Week twelve of the occupation

By Shea Howell
Special to the Michigan Citizen

Detroit Emergency Manager Kevyn Orr was compelled by law to hold a public meeting to discuss his report on the financial condition of Detroit. It turns out the emergency version of a public meeting is not much.

It means finding a small space, get as many of your hired friends in (by the back door) as you can, set up metal detectors, limit the access to a few dozen people and give only some of them one minute to say what they think.

It is no wonder the most meaningful comments from Detroiters referred to by the emergency manager were those he heard while waiting in line at Popeyes. Everyone knows it takes more than a minute to order chicken from Popeyes.

There were some critical moments in the emergency manager’s presentation. First was his unfortunate use of imagery about “slitting throats” and leaving “them to bleed out in the gutter.”

Then there was his acknowledgement that he is considering leasing Belle Isle. And finally, there was the absence of any real analysis of the financial situation we face, its sources and its solutions.

Such sham demonstrations of distorted democracy diminish us all.

That is why it is so important for us to embrace and support the authentic democratic practices emerging in our community. This week, one of the most imaginative, creative and visionary conferences anywhere in the globe will once again convene in Detroit. The 15th Annual Allied Media Conference will happen June 20-23.

This gathering evokes what many of us cherish about our city: the realistic recognition of loss, the ability to transform pain to new possibilities, and the sense of deep love for what we were and what we can yet become.
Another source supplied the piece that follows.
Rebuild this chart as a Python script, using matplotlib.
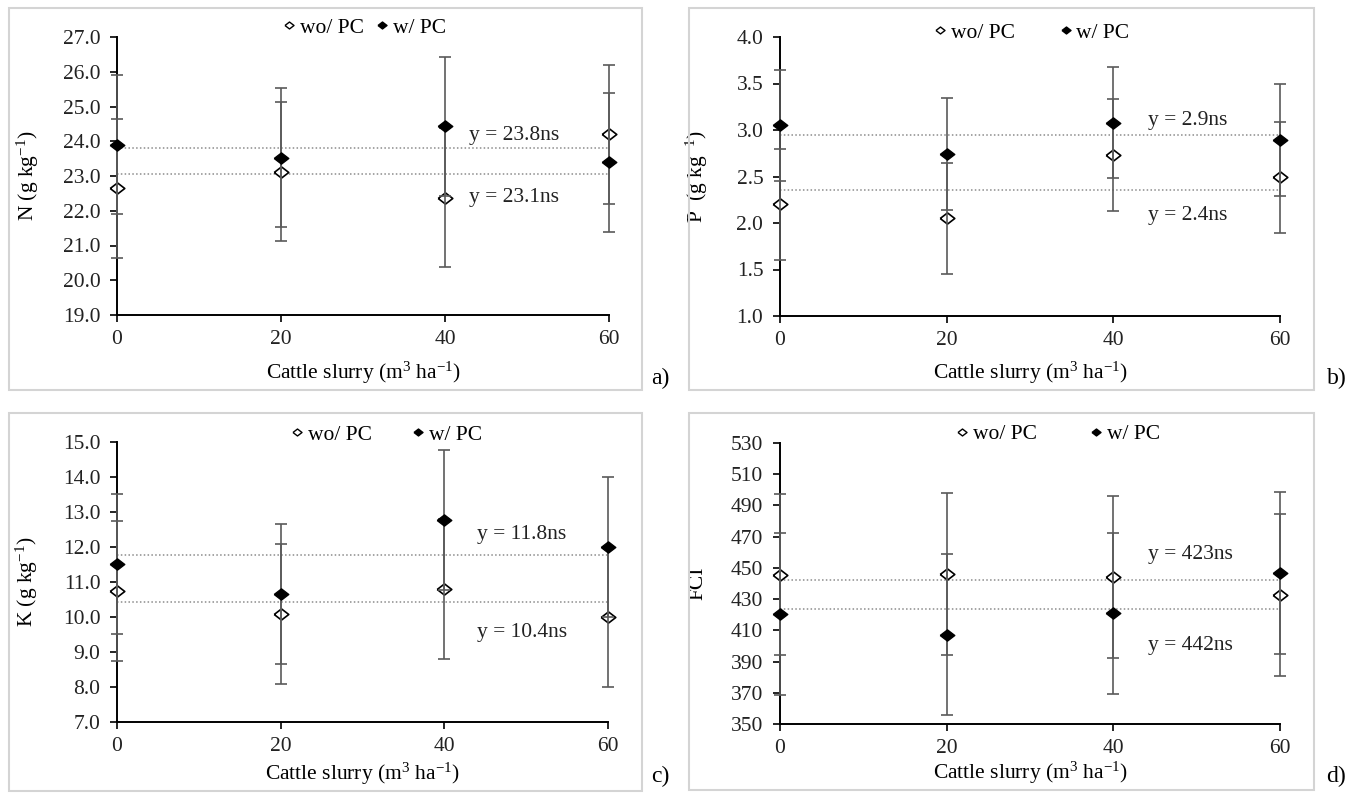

I vividly remember the AMC opening hours after the death of Michael Jackson in 2009. On a quiet stage before a packed crowd, Detroit singer, songwriter and poet David Blair delivered his stunning tribute to Jackson.

Backed by larger-than-life artists, Skyped in from South Africa, Blair spoke of love, loss and the connections that only art creates among us. Within three years, that same gathering remembered Blair, whose heart exploded, unable to contain the love he felt for his city.

The Allied Media Conference aims to create, connect and transform our world. It pursues these aims through determinedly democratic, participatory and imaginative processes.

Organizers say: “The Allied Media Conference advances our visions for a more just and creative world. It is a laboratory for media-based solutions to the problems our communities face.

“Since our founding in 1999, we have evolved our definition of media and the role it can play in our lives — from zines to video-blogging to breakdancing, to building radio transmitters and designing open-source software.

“Each conference builds off the previous one and plants the seeds for the next. Ideas and relationships evolve year-round, incorporating new networks of media-makers, technologists and social justice organizers. We draw strength from our converging movements to face the challenges and opportunities of our current moment. We are ready to create, connect and transform.”

They say they believe “everyone teaches and everyone learns.” They say, “Through cycles of collaboration, question-asking and experimentation, our networks continue to grow, bringing new analysis and new tools” to share.

They say: “We develop new leaders and new forms of leadership, design new methods of problem-solving, cultivate the visions of our communities and build our power to make those visions real. Our strategies for transformation don’t begin or end with the three days of the conference. They evolve in our lives and our work throughout the year.”

Imagine the possibilities if these principles shaped the boundaries of our public lives. Restore your soul at the AMC.